WASHINGTON, D.C. – The U.S. Consumer Product Safety Commission (CPSC) approved a new federal mandatory standard to improve the safety of infant bouncer seats and prevent deaths and injuries to babies.
Infant bouncer seats support babies in a reclined position and allow them to bounce. This durable infant product is intended for infants up to 6 months old who have not developed the ability to sit up unassisted.
The new federal standard is based on the existing voluntary standard, ASTM F2167-17. The ASTM standard improved the requirements for stability to address tip-over incidents and for the battery compartment to address incidents involving battery leakage, corrosion, and overheating.
The Commission’s more stringent requirements are intended to further reduce the risk of serious head injuries associated with falls from elevated surfaces, such as tables and counter tops. The mandatory standard will make fall hazard warnings more visible to caregivers, by requiring the label to be placed on the front of the bouncer seat near the baby’s head and shoulders. Caregivers are also instructed to use restraints even if a baby falls asleep in the bouncer, which is a likely occurrence. More on the new mandatory standard can be found here.
Between January 1, 2006 and July 6, 2016, there were 347 incidents involving bouncer seats reported to CPSC, including 12 fatalities and 54 injuries. The major cause of reported fatalities was suffocation resulting from unrestrained babies turning over in a bouncer or bouncers tipping over on soft surfaces (e.g., mattresses and comforters) when bouncer is placed on adult beds and cribs. Additionally, the National Electronic Injury Surveillance System demonstrates 874 incidents involving bouncer seats from January 1, 2006 to December 31, 2015. The hazard patterns related to these incidents (485 of the 874) were mainly due to infants falling while in bouncers or from a bouncer placed in hazardous locations, such as kitchen countertops, tables and other elevated surfaces. Falls resulted in concussions and skull fracture to babies. These types of injuries can lead to brain damage and long-lasting health effects.
CPSC recommends the following tips to parents and caregivers when using an infant bouncer seat:
- Always use the bouncer on the floor, never on a countertop, table or other elevated surface.
- Never place the bouncer on a bed, sofa, or other soft surface because babies have suffocated when bouncers tipped over onto soft surfaces.
- Always use restraints and adjust restraints to fit snugly, even if baby falls asleep.
- Stay near and watch the baby during use.
- Stop using the bouncer when a child is able to sit up on his/her own or the baby reaches 20 lbs. or the manufacturer’s recommended maximum weight.

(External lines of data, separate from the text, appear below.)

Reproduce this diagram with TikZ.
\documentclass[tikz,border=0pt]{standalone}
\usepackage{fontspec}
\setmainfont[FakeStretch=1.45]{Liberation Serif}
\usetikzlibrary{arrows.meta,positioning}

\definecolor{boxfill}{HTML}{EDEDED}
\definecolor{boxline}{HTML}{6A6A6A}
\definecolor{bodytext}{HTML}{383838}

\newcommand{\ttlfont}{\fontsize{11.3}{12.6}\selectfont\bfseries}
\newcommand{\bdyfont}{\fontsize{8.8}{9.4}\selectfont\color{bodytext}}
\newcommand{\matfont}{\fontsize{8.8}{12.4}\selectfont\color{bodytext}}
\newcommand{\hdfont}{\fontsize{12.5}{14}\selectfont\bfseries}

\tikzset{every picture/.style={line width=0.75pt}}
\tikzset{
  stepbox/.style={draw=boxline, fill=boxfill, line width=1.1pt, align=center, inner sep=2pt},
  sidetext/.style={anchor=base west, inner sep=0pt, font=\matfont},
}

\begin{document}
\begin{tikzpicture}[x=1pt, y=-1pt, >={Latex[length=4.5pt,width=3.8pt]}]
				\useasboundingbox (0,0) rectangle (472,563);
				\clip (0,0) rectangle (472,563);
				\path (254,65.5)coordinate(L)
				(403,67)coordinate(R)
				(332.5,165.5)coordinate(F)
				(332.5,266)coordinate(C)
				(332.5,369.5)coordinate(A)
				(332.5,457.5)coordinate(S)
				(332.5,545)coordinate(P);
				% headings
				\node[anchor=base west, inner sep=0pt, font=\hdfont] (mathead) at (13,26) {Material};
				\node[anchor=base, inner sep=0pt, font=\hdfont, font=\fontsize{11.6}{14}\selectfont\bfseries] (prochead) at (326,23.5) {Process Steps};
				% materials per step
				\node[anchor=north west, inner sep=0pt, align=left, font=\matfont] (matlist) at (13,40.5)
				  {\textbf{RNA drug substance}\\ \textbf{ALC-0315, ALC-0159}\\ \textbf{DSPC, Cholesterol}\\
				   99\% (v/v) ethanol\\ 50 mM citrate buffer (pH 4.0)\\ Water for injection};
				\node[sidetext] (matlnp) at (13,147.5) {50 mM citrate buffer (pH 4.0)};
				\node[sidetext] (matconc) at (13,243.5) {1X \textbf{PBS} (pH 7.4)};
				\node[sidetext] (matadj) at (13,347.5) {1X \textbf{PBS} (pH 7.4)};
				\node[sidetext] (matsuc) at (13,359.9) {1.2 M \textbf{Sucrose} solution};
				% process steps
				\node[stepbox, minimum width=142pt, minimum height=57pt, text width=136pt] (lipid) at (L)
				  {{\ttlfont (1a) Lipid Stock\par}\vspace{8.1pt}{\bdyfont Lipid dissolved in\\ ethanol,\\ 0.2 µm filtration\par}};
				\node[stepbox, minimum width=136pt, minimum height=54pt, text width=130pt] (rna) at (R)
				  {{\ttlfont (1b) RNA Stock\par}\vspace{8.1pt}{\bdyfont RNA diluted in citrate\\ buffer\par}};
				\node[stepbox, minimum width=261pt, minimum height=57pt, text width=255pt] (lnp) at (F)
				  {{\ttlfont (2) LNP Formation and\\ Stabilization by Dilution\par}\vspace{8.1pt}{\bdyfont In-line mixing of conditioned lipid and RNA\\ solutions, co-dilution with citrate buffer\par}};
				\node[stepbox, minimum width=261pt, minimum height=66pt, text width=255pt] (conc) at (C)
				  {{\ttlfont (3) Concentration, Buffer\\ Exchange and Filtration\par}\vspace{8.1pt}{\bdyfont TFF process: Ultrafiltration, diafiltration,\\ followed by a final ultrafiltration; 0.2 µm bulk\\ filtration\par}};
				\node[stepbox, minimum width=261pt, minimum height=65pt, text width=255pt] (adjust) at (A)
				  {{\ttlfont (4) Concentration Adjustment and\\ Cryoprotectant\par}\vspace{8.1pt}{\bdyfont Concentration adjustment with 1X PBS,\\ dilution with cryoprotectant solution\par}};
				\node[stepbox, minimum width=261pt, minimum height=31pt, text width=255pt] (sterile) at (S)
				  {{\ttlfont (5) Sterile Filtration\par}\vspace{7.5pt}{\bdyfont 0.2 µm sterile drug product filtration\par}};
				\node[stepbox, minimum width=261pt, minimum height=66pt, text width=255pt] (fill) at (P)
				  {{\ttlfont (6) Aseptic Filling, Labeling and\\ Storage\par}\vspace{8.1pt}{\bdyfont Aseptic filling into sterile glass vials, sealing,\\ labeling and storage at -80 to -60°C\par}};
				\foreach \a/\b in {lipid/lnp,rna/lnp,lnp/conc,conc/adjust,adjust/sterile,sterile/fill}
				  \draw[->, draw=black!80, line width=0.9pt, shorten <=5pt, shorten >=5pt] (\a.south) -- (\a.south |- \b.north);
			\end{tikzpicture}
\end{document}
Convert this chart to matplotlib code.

The Commission is required by The Danny Keysar Child Product Safety Notification Act, Section 104(b) of the Consumer Product Safety Improvement Act of 2008 (CPSIA), to issue consumer product safety standards for durable infant and toddler products. In the past seven years, the Commission has approved new federal safety standards for durable infant or toddler products, including full-size cribs, non-full-size cribs, play yards, baby walkers, baby bath seats, children’s portable bed rails, strollers, toddler beds, infant swings, handheld infant carriers, soft infant carriers, framed infant carriers, bassinets, cradles, portable hook-on chairs and infant slings.
The Commission voted 3-2 in favor of the new standard on September 1, 2017. Acting Chairman Buerkle and Commissioner Mohorovic voted to incorporate ASTM F2167-17 by reference.
The CPSC has proposed that the rule become effective 6 months after the publication of a final rule in the Federal Register.
The U.S. Consumer Product Safety Commission (CPSC) is charged with protecting the public from unreasonable risks of injury or death associated with the use of thousands of types of consumer products. Deaths, injuries, and property damage from consumer product incidents cost the nation more than $1 trillion annually. CPSC’s work to ensure the safety of consumer products has contributed to a decline in the rate of deaths and injuries associated with consumer products over the past 40 years.